#### Directive:
Reproduce nothing but the lines from the start of the material through the line that includes "import seaborn as sns", both ends included, and omit every picture.

#### Provided data:
● ● ● ●

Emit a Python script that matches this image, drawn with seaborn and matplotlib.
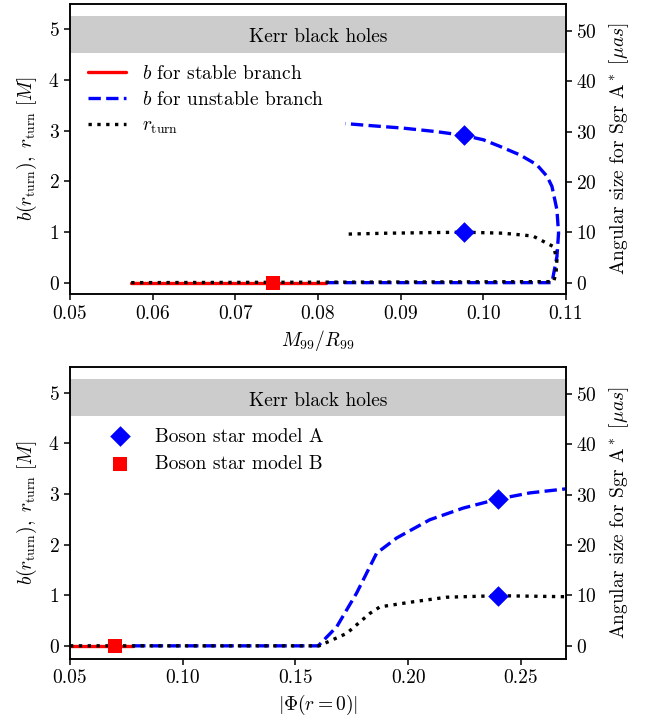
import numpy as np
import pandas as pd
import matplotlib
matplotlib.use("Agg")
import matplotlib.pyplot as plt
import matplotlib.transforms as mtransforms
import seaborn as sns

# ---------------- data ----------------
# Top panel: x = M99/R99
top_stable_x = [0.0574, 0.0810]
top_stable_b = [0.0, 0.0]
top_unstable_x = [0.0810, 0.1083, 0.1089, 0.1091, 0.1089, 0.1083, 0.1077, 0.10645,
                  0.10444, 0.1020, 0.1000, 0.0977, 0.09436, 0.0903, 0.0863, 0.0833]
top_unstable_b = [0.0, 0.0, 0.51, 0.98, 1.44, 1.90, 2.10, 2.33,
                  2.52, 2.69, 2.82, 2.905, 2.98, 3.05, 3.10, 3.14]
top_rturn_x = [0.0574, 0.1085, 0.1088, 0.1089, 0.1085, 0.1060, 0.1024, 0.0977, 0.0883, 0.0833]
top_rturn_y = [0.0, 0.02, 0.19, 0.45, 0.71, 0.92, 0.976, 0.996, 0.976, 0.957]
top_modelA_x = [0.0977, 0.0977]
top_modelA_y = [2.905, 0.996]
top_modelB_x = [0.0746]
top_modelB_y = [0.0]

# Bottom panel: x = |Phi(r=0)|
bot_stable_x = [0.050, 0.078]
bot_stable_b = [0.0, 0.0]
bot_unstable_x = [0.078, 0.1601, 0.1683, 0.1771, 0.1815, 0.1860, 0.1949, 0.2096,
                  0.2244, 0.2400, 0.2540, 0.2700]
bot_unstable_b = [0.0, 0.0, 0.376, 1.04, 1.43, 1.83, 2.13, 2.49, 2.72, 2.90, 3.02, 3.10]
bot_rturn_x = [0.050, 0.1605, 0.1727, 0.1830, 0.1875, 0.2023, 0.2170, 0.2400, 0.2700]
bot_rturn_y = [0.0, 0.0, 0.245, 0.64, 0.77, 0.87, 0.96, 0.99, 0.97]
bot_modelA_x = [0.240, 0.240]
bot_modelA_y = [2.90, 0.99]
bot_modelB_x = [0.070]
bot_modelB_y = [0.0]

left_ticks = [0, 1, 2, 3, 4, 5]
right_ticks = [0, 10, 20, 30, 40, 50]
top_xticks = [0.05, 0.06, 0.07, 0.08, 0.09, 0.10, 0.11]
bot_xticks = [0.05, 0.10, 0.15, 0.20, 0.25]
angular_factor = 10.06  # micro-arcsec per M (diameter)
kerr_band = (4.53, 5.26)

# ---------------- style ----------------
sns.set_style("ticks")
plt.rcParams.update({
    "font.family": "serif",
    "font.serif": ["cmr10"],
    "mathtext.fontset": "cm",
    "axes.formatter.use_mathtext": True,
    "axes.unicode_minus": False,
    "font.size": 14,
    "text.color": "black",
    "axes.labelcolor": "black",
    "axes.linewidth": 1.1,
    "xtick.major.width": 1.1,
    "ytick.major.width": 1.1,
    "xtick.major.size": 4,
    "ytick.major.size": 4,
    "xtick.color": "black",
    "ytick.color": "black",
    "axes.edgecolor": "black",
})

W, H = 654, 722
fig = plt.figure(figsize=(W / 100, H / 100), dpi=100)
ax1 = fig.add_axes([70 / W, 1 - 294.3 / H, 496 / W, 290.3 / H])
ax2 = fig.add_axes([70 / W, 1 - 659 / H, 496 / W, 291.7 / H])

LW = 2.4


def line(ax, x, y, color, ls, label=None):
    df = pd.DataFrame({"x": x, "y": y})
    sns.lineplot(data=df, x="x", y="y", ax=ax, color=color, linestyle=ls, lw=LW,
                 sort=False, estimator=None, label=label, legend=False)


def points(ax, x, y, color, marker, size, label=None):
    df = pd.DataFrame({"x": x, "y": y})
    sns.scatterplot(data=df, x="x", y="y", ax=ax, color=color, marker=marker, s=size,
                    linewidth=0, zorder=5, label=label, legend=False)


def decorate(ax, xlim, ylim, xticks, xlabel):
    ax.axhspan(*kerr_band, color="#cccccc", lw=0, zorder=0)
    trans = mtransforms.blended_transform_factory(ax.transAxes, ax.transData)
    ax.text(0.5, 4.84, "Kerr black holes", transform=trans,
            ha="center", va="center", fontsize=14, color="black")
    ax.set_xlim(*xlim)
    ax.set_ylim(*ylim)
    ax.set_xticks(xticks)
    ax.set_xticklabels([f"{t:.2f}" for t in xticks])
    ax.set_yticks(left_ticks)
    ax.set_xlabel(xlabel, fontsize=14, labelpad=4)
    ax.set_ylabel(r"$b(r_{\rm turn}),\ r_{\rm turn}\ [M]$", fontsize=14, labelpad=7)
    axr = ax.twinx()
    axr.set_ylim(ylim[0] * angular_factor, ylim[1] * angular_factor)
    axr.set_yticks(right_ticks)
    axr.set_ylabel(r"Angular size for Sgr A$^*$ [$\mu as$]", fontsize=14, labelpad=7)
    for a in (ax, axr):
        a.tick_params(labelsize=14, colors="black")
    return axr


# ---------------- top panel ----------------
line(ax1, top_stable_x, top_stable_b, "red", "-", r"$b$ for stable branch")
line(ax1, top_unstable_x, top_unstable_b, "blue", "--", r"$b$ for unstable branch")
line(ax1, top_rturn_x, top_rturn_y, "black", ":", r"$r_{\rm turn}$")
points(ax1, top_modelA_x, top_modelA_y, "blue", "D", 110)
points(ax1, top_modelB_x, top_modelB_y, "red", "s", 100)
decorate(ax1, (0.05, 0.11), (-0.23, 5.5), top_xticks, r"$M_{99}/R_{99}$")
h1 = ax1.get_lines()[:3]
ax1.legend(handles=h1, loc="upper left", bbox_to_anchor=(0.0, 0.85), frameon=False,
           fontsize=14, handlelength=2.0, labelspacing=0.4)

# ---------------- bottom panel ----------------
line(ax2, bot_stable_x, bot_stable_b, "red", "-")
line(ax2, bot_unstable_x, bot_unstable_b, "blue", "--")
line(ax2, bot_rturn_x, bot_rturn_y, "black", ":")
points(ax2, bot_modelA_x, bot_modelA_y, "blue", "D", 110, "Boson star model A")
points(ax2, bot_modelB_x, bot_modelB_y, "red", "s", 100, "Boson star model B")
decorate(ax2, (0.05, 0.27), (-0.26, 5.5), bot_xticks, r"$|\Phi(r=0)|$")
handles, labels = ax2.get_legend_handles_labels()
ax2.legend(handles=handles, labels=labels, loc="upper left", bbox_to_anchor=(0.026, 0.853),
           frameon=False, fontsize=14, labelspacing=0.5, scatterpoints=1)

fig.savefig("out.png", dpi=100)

● ● ● ●

#### Solution to the problem:
Emit a Python script that matches this image, drawn with seaborn and matplotlib.
import numpy as np
import pandas as pd
import matplotlib
matplotlib.use("Agg")
import matplotlib.pyplot as plt
import matplotlib.transforms as mtransforms
import seaborn as sns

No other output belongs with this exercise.